## [The problem]
All the data should be repeated exactly. Any image in it is left out.

## [Information provided]
-------------------------

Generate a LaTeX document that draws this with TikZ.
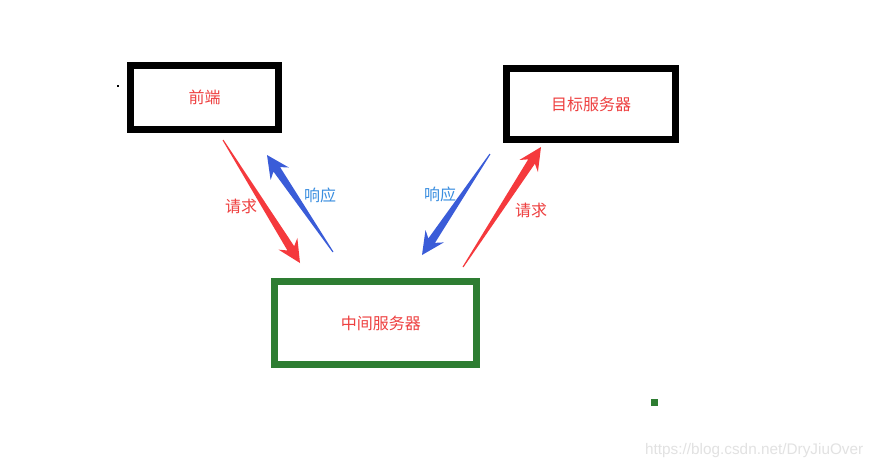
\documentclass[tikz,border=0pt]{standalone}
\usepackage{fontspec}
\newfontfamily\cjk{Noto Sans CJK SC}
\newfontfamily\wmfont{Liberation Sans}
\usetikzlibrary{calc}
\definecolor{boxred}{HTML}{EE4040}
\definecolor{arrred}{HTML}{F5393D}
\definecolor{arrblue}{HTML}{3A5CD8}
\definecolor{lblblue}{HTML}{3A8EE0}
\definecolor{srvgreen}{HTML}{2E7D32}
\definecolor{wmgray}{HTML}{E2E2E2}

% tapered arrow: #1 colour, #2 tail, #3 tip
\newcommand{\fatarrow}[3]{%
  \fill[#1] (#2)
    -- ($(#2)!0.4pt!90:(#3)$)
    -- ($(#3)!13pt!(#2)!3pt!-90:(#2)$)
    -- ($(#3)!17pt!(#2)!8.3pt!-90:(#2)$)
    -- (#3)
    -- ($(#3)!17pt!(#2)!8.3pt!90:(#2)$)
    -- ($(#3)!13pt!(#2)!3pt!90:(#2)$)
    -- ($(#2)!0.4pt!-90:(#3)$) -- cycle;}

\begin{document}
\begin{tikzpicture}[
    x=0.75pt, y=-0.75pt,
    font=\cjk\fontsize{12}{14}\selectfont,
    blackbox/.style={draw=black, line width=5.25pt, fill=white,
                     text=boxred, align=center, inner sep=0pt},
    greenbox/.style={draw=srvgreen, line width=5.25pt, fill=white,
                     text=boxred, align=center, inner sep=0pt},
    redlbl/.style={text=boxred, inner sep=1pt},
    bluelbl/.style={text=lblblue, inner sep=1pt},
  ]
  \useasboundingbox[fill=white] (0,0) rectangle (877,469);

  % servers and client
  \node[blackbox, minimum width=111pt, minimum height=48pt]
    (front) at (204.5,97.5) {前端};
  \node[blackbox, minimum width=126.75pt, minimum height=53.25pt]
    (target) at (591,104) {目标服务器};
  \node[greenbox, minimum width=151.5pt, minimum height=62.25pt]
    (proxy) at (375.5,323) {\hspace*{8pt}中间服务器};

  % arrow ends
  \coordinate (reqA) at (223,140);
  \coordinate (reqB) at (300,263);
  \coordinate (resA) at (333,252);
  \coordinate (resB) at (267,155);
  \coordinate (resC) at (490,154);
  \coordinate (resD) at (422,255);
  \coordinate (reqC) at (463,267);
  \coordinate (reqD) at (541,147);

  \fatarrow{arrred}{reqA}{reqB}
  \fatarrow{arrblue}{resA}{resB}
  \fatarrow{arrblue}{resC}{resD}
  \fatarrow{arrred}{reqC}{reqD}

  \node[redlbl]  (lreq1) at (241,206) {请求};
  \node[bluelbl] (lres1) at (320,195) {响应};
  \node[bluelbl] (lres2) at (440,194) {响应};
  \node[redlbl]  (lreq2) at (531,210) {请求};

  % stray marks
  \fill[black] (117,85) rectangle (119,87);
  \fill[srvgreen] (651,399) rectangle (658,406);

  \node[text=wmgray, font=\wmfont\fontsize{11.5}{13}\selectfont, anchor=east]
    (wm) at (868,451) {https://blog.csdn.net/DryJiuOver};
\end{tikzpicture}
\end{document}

-------------------------

## [Written solution]
Generate a LaTeX document that draws this with TikZ.
\documentclass[tikz,border=0pt]{standalone}
\usepackage{fontspec}
\newfontfamily\cjk{Noto Sans CJK SC}
\newfontfamily\wmfont{Liberation Sans}
\usetikzlibrary{calc}
\definecolor{boxred}{HTML}{EE4040}
\definecolor{arrred}{HTML}{F5393D}
\definecolor{arrblue}{HTML}{3A5CD8}
\definecolor{lblblue}{HTML}{3A8EE0}
\definecolor{srvgreen}{HTML}{2E7D32}
\definecolor{wmgray}{HTML}{E2E2E2}

% tapered arrow: #1 colour, #2 tail, #3 tip
\newcommand{\fatarrow}[3]{%
  \fill[#1] (#2)
    -- ($(#2)!0.4pt!90:(#3)$)
    -- ($(#3)!13pt!(#2)!3pt!-90:(#2)$)
    -- ($(#3)!17pt!(#2)!8.3pt!-90:(#2)$)
    -- (#3)
    -- ($(#3)!17pt!(#2)!8.3pt!90:(#2)$)
    -- ($(#3)!13pt!(#2)!3pt!90:(#2)$)
    -- ($(#2)!0.4pt!-90:(#3)$) -- cycle;}

\begin{document}
\begin{tikzpicture}[
    x=0.75pt, y=-0.75pt,
    font=\cjk\fontsize{12}{14}\selectfont,
    blackbox/.style={draw=black, line width=5.25pt, fill=white,
                     text=boxred, align=center, inner sep=0pt},
    greenbox/.style={draw=srvgreen, line width=5.25pt, fill=white,
                     text=boxred, align=center, inner sep=0pt},
    redlbl/.style={text=boxred, inner sep=1pt},
    bluelbl/.style={text=lblblue, inner sep=1pt},
  ]
  \useasboundingbox[fill=white] (0,0) rectangle (877,469);

  % servers and client
  \node[blackbox, minimum width=111pt, minimum height=48pt]
    (front) at (204.5,97.5) {前端};
  \node[blackbox, minimum width=126.75pt, minimum height=53.25pt]
    (target) at (591,104) {目标服务器};
  \node[greenbox, minimum width=151.5pt, minimum height=62.25pt]
    (proxy) at (375.5,323) {\hspace*{8pt}中间服务器};

  % arrow ends
  \coordinate (reqA) at (223,140);
  \coordinate (reqB) at (300,263);
  \coordinate (resA) at (333,252);
  \coordinate (resB) at (267,155);
  \coordinate (resC) at (490,154);
  \coordinate (resD) at (422,255);
  \coordinate (reqC) at (463,267);
  \coordinate (reqD) at (541,147);

  \fatarrow{arrred}{reqA}{reqB}
  \fatarrow{arrblue}{resA}{resB}
  \fatarrow{arrblue}{resC}{resD}
  \fatarrow{arrred}{reqC}{reqD}

  \node[redlbl]  (lreq1) at (241,206) {请求};
  \node[bluelbl] (lres1) at (320,195) {响应};
  \node[bluelbl] (lres2) at (440,194) {响应};
  \node[redlbl]  (lreq2) at (531,210) {请求};

  % stray marks
  \fill[black] (117,85) rectangle (119,87);
  \fill[srvgreen] (651,399) rectangle (658,406);

  \node[text=wmgray, font=\wmfont\fontsize{11.5}{13}\selectfont, anchor=east]
    (wm) at (868,451) {https://blog.csdn.net/DryJiuOver};
\end{tikzpicture}
\end{document}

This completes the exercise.